Kochi's owners are trying to keep their team in the IPL  •  AFP

Kochi Tuskers Kerala have appealed against the Bombay High Court's decision to reject their case to restrain the BCCI from cashing its bank guarantee of 156 crore rupees. The franchise's case was denied by a single bench of Justice SF Vajifdar on Wednesday and a new hearing before a division bench of the court has been set for Thursday morning, a Kochi official told ESPNcricinfo.
"There is a hearing at 11 am tomorrow before a division bench," Mukesh Patel, managing director, Parinee Developers Pvt Ltd, and one of the owners of the team, said. Kochi is also seeking a stay on the board's decision to terminate the franchise and wants the court to refer the dispute to an arbitrator under the arbitration clause in their franchise agreement.
Kochi is the third franchise to be expelled from the league over the last 12 months by the BCCI. Last year Rajasthan Royals and Kings XI Punjab, the two franchises that were terminated in October 2010, not only succeeded in having their cases referred to an arbitrator, but the court also returned them to the league and allowed them to compete in the IPL 2011.
The BCCI had axed Kochi from the IPL for breaching its terms of agreement, the new board president N Srinivasan said, after the annual general meeting in Mumbai on September 19. The trigger for the decision was the franchise's inability to furnish a new bank guarantee for 2011. It is understood that the deadline for Kochi to submit the bank guarantee was March 26, 2011. Therefore the BCCI felt it had every right to terminate the contract once the franchise had failed to produce it.

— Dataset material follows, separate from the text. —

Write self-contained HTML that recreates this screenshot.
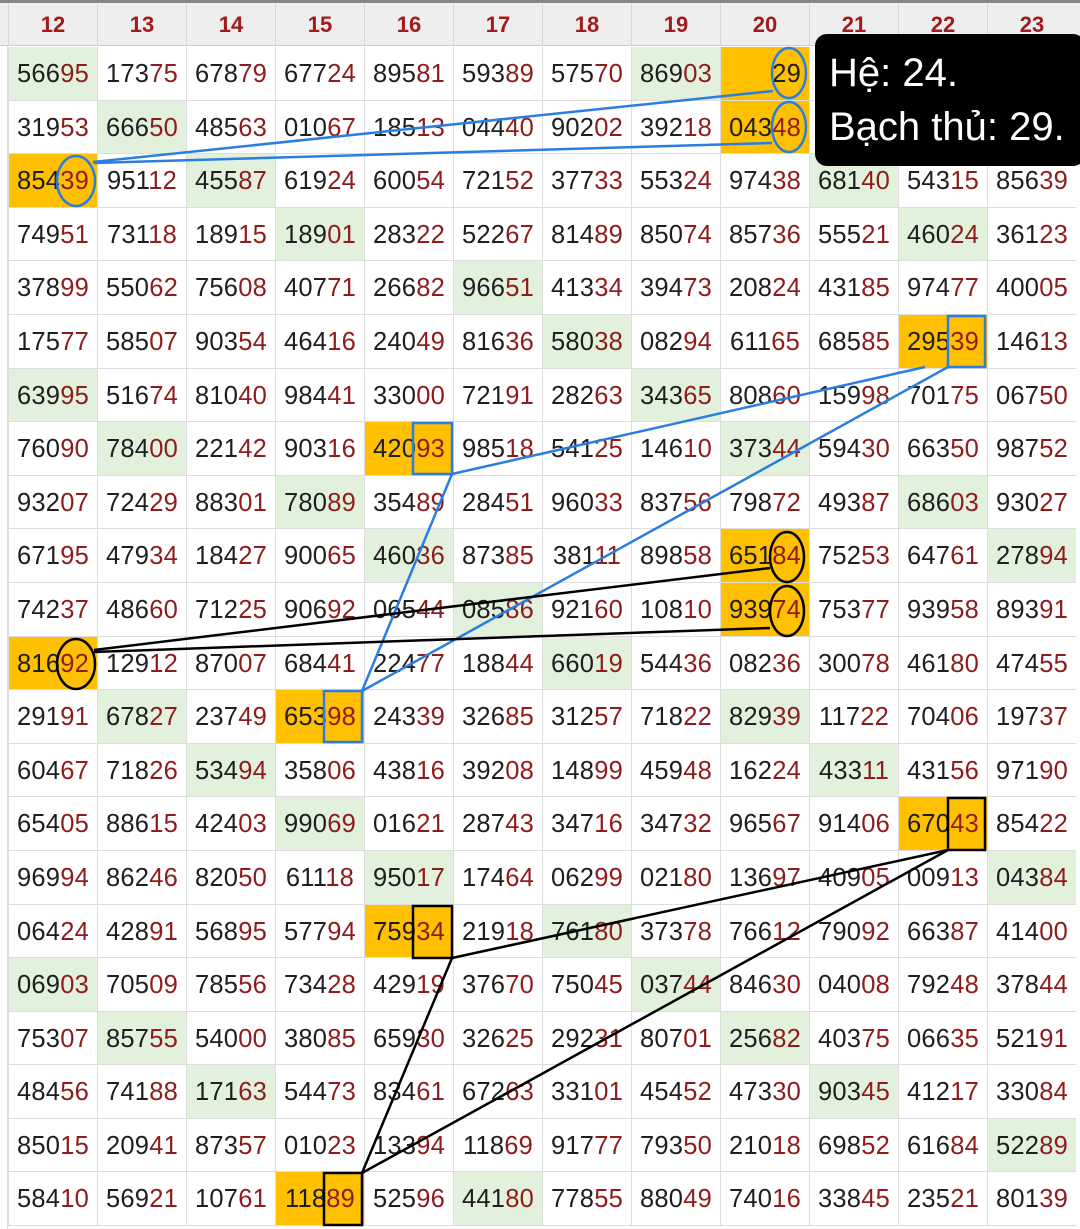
<!DOCTYPE html>
<html><head><meta charset="utf-8"><style>
*{margin:0;padding:0;box-sizing:border-box}
body{width:1080px;height:1229px;background:#fff;position:relative;overflow:hidden;font-family:"Liberation Sans",sans-serif}
.hd{position:absolute;left:0;top:0;width:1080px;height:46px;background:#eeeeee;border-top:3px solid #888;border-bottom:1px solid #ccc}
.hg{position:absolute;left:8px;top:1px;display:grid;grid-template-columns:repeat(12,89px);height:42px}
.hg div{color:#a01c1c;font-weight:bold;font-size:22px;text-align:center;line-height:42px;border-left:1px solid #d6d6d6}
.g{position:absolute;left:8px;top:47px;display:grid;grid-template-columns:repeat(12,89px);grid-template-rows:repeat(22,53.6px)}
.g div{font-size:25.5px;color:#1e1e1e;text-align:center;line-height:55px;border-left:1px solid #ddd;border-bottom:1px solid #ddd;letter-spacing:0.2px}
.g div b{font-weight:normal;color:#8e1c1c}
.g div.e{background:#e2f1dc}
.g div.o{background:#ffc000}
.edge{position:absolute;left:0;top:46px;width:8px;height:1183px;border-right:1px solid #ddd}
.tip{position:absolute;left:815px;top:34px;width:270px;height:132px;background:#000;border-radius:12px;color:#fff;font-size:40px;padding:12px 0 0 14px;line-height:54px}
svg{position:absolute;left:0;top:0}
</style></head><body>
<div class="hd"><div class="hg"><div>12</div><div>13</div><div>14</div><div>15</div><div>16</div><div>17</div><div>18</div><div>19</div><div>20</div><div>21</div><div>22</div><div>23</div></div></div>
<div class="edge"></div>
<div class="g">
<div class="e">566<b>95</b></div><div>173<b>75</b></div><div>678<b>79</b></div><div>677<b>24</b></div><div>895<b>81</b></div><div>593<b>89</b></div><div>575<b>70</b></div><div class="e">869<b>03</b></div><div class="o" style="text-align:right;padding-right:8px">29</div><div></div><div></div><div></div>
<div>319<b>53</b></div><div class="e">666<b>50</b></div><div>485<b>63</b></div><div>010<b>67</b></div><div>185<b>13</b></div><div>044<b>40</b></div><div>902<b>02</b></div><div>392<b>18</b></div><div class="o">043<b>48</b></div><div></div><div></div><div></div>
<div class="o">854<b>39</b></div><div>951<b>12</b></div><div class="e">455<b>87</b></div><div>619<b>24</b></div><div>600<b>54</b></div><div>721<b>52</b></div><div>377<b>33</b></div><div>553<b>24</b></div><div>974<b>38</b></div><div class="e">681<b>40</b></div><div>543<b>15</b></div><div>856<b>39</b></div>
<div>749<b>51</b></div><div>731<b>18</b></div><div>189<b>15</b></div><div class="e">189<b>01</b></div><div>283<b>22</b></div><div>522<b>67</b></div><div>814<b>89</b></div><div>850<b>74</b></div><div>857<b>36</b></div><div>555<b>21</b></div><div class="e">460<b>24</b></div><div>361<b>23</b></div>
<div>378<b>99</b></div><div>550<b>62</b></div><div>756<b>08</b></div><div>407<b>71</b></div><div>266<b>82</b></div><div class="e">966<b>51</b></div><div>413<b>34</b></div><div>394<b>73</b></div><div>208<b>24</b></div><div>431<b>85</b></div><div>974<b>77</b></div><div>400<b>05</b></div>
<div>175<b>77</b></div><div>585<b>07</b></div><div>903<b>54</b></div><div>464<b>16</b></div><div>240<b>49</b></div><div>816<b>36</b></div><div class="e">580<b>38</b></div><div>082<b>94</b></div><div>611<b>65</b></div><div>685<b>85</b></div><div class="o">295<b>39</b></div><div>146<b>13</b></div>
<div class="e">639<b>95</b></div><div>516<b>74</b></div><div>810<b>40</b></div><div>984<b>41</b></div><div>330<b>00</b></div><div>721<b>91</b></div><div>282<b>63</b></div><div class="e">343<b>65</b></div><div>808<b>60</b></div><div>159<b>98</b></div><div>701<b>75</b></div><div>067<b>50</b></div>
<div>760<b>90</b></div><div class="e">784<b>00</b></div><div>221<b>42</b></div><div>903<b>16</b></div><div class="o">420<b>93</b></div><div>985<b>18</b></div><div>541<b>25</b></div><div>146<b>10</b></div><div class="e">373<b>44</b></div><div>594<b>30</b></div><div>663<b>50</b></div><div>987<b>52</b></div>
<div>932<b>07</b></div><div>724<b>29</b></div><div>883<b>01</b></div><div class="e">780<b>89</b></div><div>354<b>89</b></div><div>284<b>51</b></div><div>960<b>33</b></div><div>837<b>56</b></div><div>798<b>72</b></div><div>493<b>87</b></div><div class="e">686<b>03</b></div><div>930<b>27</b></div>
<div>671<b>95</b></div><div>479<b>34</b></div><div>184<b>27</b></div><div>900<b>65</b></div><div class="e">460<b>36</b></div><div>873<b>85</b></div><div>381<b>11</b></div><div>898<b>58</b></div><div class="o">651<b>84</b></div><div>752<b>53</b></div><div>647<b>61</b></div><div class="e">278<b>94</b></div>
<div>742<b>37</b></div><div>486<b>60</b></div><div>712<b>25</b></div><div>906<b>92</b></div><div>065<b>44</b></div><div class="e">085<b>86</b></div><div>921<b>60</b></div><div>108<b>10</b></div><div class="o">939<b>74</b></div><div>753<b>77</b></div><div>939<b>58</b></div><div>893<b>91</b></div>
<div class="o">816<b>92</b></div><div>129<b>12</b></div><div>870<b>07</b></div><div>684<b>41</b></div><div>224<b>77</b></div><div>188<b>44</b></div><div class="e">660<b>19</b></div><div>544<b>36</b></div><div>082<b>36</b></div><div>300<b>78</b></div><div>461<b>80</b></div><div>474<b>55</b></div>
<div>291<b>91</b></div><div class="e">678<b>27</b></div><div>237<b>49</b></div><div class="o">653<b>98</b></div><div>243<b>39</b></div><div>326<b>85</b></div><div>312<b>57</b></div><div>718<b>22</b></div><div class="e">829<b>39</b></div><div>117<b>22</b></div><div>704<b>06</b></div><div>197<b>37</b></div>
<div>604<b>67</b></div><div>718<b>26</b></div><div class="e">534<b>94</b></div><div>358<b>06</b></div><div>438<b>16</b></div><div>392<b>08</b></div><div>148<b>99</b></div><div>459<b>48</b></div><div>162<b>24</b></div><div class="e">433<b>11</b></div><div>431<b>56</b></div><div>971<b>90</b></div>
<div>654<b>05</b></div><div>886<b>15</b></div><div>424<b>03</b></div><div class="e">990<b>69</b></div><div>016<b>21</b></div><div>287<b>43</b></div><div>347<b>16</b></div><div>347<b>32</b></div><div>965<b>67</b></div><div>914<b>06</b></div><div class="o">670<b>43</b></div><div>854<b>22</b></div>
<div>969<b>94</b></div><div>862<b>46</b></div><div>820<b>50</b></div><div>611<b>18</b></div><div class="e">950<b>17</b></div><div>174<b>64</b></div><div>062<b>99</b></div><div>021<b>80</b></div><div>136<b>97</b></div><div>409<b>05</b></div><div>009<b>13</b></div><div class="e">043<b>84</b></div>
<div>064<b>24</b></div><div>428<b>91</b></div><div>568<b>95</b></div><div>577<b>94</b></div><div class="o">759<b>34</b></div><div>219<b>18</b></div><div class="e">761<b>80</b></div><div>373<b>78</b></div><div>766<b>12</b></div><div>790<b>92</b></div><div>663<b>87</b></div><div>414<b>00</b></div>
<div class="e">069<b>03</b></div><div>705<b>09</b></div><div>785<b>56</b></div><div>734<b>28</b></div><div>429<b>19</b></div><div>376<b>70</b></div><div>750<b>45</b></div><div class="e">037<b>44</b></div><div>846<b>30</b></div><div>040<b>08</b></div><div>792<b>48</b></div><div>378<b>44</b></div>
<div>753<b>07</b></div><div class="e">857<b>55</b></div><div>540<b>00</b></div><div>380<b>85</b></div><div>659<b>30</b></div><div>326<b>25</b></div><div>292<b>31</b></div><div>807<b>01</b></div><div class="e">256<b>82</b></div><div>403<b>75</b></div><div>066<b>35</b></div><div>521<b>91</b></div>
<div>484<b>56</b></div><div>741<b>88</b></div><div class="e">171<b>63</b></div><div>544<b>73</b></div><div>834<b>61</b></div><div>672<b>63</b></div><div>331<b>01</b></div><div>454<b>52</b></div><div>473<b>30</b></div><div class="e">903<b>45</b></div><div>412<b>17</b></div><div>330<b>84</b></div>
<div>850<b>15</b></div><div>209<b>41</b></div><div>873<b>57</b></div><div>010<b>23</b></div><div>133<b>94</b></div><div>118<b>69</b></div><div>917<b>77</b></div><div>793<b>50</b></div><div>210<b>18</b></div><div>698<b>52</b></div><div>616<b>84</b></div><div class="e">522<b>89</b></div>
<div>584<b>10</b></div><div>569<b>21</b></div><div>107<b>61</b></div><div class="o">118<b>89</b></div><div>525<b>96</b></div><div class="e">441<b>80</b></div><div>778<b>55</b></div><div>880<b>49</b></div><div>740<b>16</b></div><div>338<b>45</b></div><div>235<b>21</b></div><div>801<b>39</b></div>
</div>
<svg width="1080" height="1229" viewBox="0 0 1080 1229">
<g fill="none" stroke="#2a7de1" stroke-width="2.5">
<ellipse cx="789" cy="73" rx="17" ry="25"/>
<ellipse cx="789" cy="127" rx="17" ry="25"/>
<ellipse cx="76" cy="181" rx="19" ry="25"/>
<line x1="93" y1="162" x2="773" y2="91"/>
<line x1="94" y1="163" x2="772" y2="143"/>
<rect x="948" y="316" width="37" height="51"/>
<rect x="413" y="423" width="39" height="51"/>
<rect x="324" y="691" width="38" height="51"/>
<line x1="452" y1="474" x2="925" y2="367"/>
<line x1="452" y1="474" x2="362" y2="691"/>
<line x1="362" y1="691" x2="948" y2="367"/>
</g>
<g fill="none" stroke="#000" stroke-width="2.5">
<ellipse cx="787" cy="557" rx="17" ry="25"/>
<ellipse cx="787" cy="611" rx="17" ry="25"/>
<ellipse cx="76" cy="664" rx="19" ry="25"/>
<line x1="94" y1="650" x2="770" y2="568"/>
<line x1="94" y1="652" x2="770" y2="628"/>
<rect x="948" y="798" width="37" height="52"/>
<rect x="413" y="906" width="39" height="52"/>
<rect x="324" y="1173" width="38" height="52"/>
<line x1="452" y1="958" x2="948" y2="850"/>
<line x1="362" y1="1173" x2="452" y2="958"/>
<line x1="362" y1="1173" x2="948" y2="850"/>
</g>
</svg>
<div class="tip">Hệ: 24.<br>Bạch thủ: 29.</div>
</body></html>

Patel, however, denied that the franchise owed the board any money. "The BCCI notice is wrong, prima facie," he said. "We have never defaulted. The BCCI will be paying us 12 to 15 crore rupees ($2.5 million to $3.13 million) next month as a part of our central revenue."
The franchise's dispute centres on the BCCI's decision to reduce the number of IPL games from 94 to 74. "The number of games in Tender Document was 94; they then reduced it to 74 but did not reduce the franchise fees."
Srinivasan, however, had said that the decision to remove Kochi from the league was final and termed their alleged transgression an "irremediable breach".